Proper Technique/Stroke

"Another important aspect of ensuring proper biomechanics is proper stroke technique in the water," Vigil says. "Now, while this is best accomplished by employing the guidance of a swim coach," Vigal says there are some simple things you can employ on your own. For example, make sure you enter the water with your finger tips first and press directly back behind you (like a catch and pull).

Cross Training

"A regimen of land-based exercises to help ensure proper shoulder mechanics is recommended for all swimmers," Vigil says. The most fundamental part is strengthening your shoulders' rotator cuff muscles.

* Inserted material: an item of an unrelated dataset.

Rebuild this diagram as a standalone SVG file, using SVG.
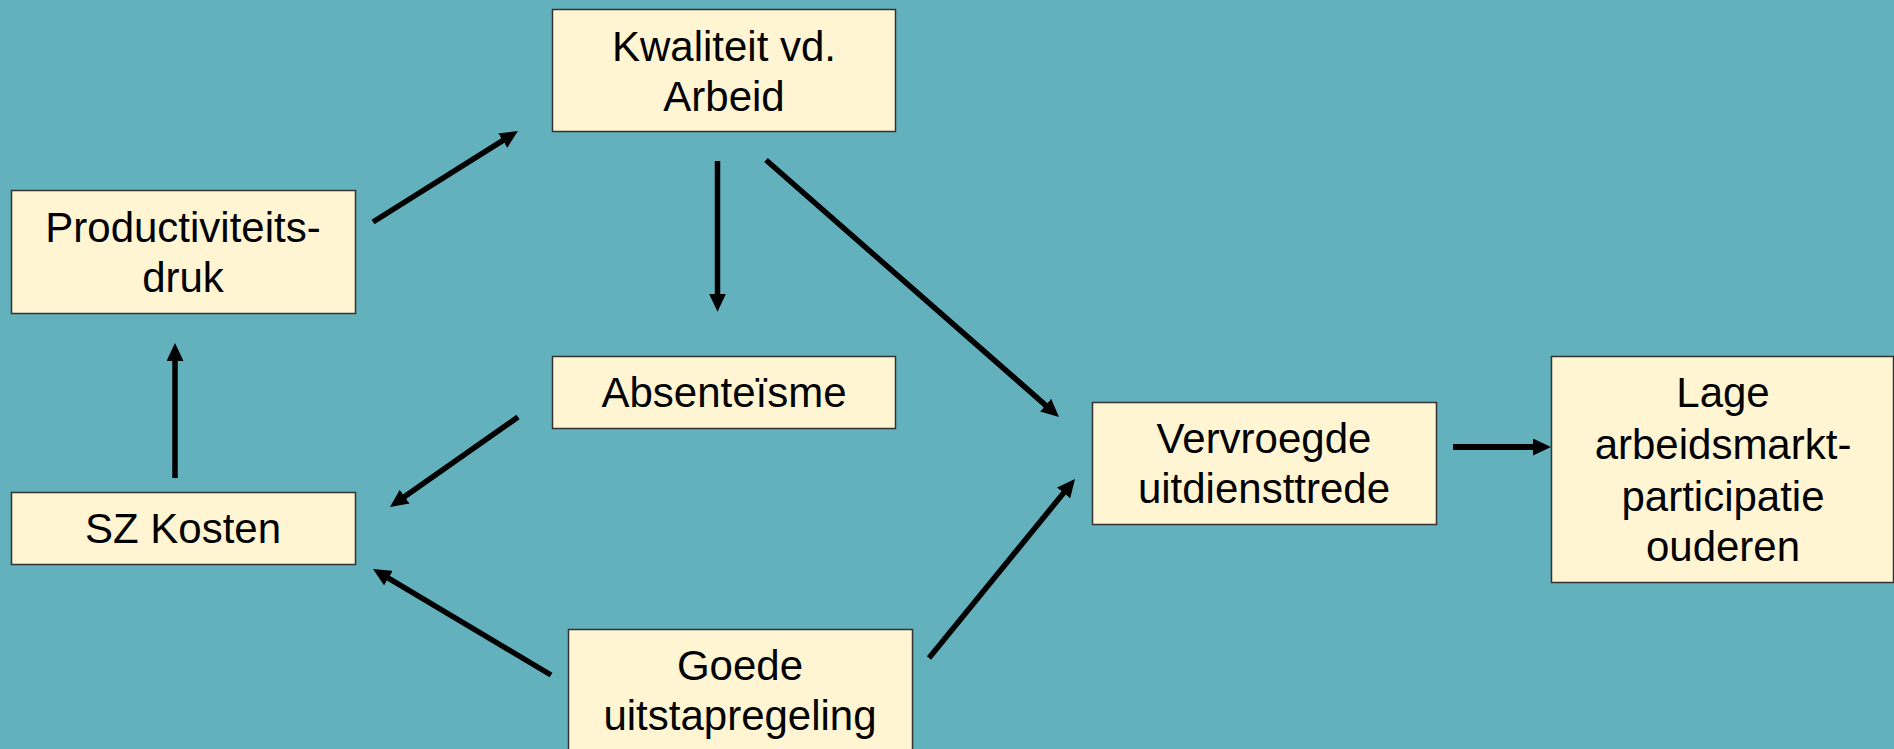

Do moves like alternating dumbbell press (for stability through the shoulder joint), lateral lunges (to open and rotate the hips), and pullups (to build strength and mimic engagement and extension through your shoulders, lats, and back). Read The 10 Best Exercises for Swimmers for more moves and a recommendation on how to incorporate them in a weekly routine. 

Rest and Recovery

Take a few days off per week from swimming to allow for recovery. If you're not a competitive athlete, you don't need to be in the water every day; in fact, this is counterintuitive to your training since you severely up your odds of injury. Get sufficient sleep at night to ensure your muscles are recuperating, apply ice and/or heat when you're particularly sore, and don't hesitate to meet with a physical therapist to come up with an injury prevention strategy.

Lessen Repetitive Motions  

"Risk of overuse injuries can be decreased by varying your training program," Vigil says. Incorporate the three basic strokes (freestyle, breaststroke, and back stroke) rather than sticking to the same one all the time.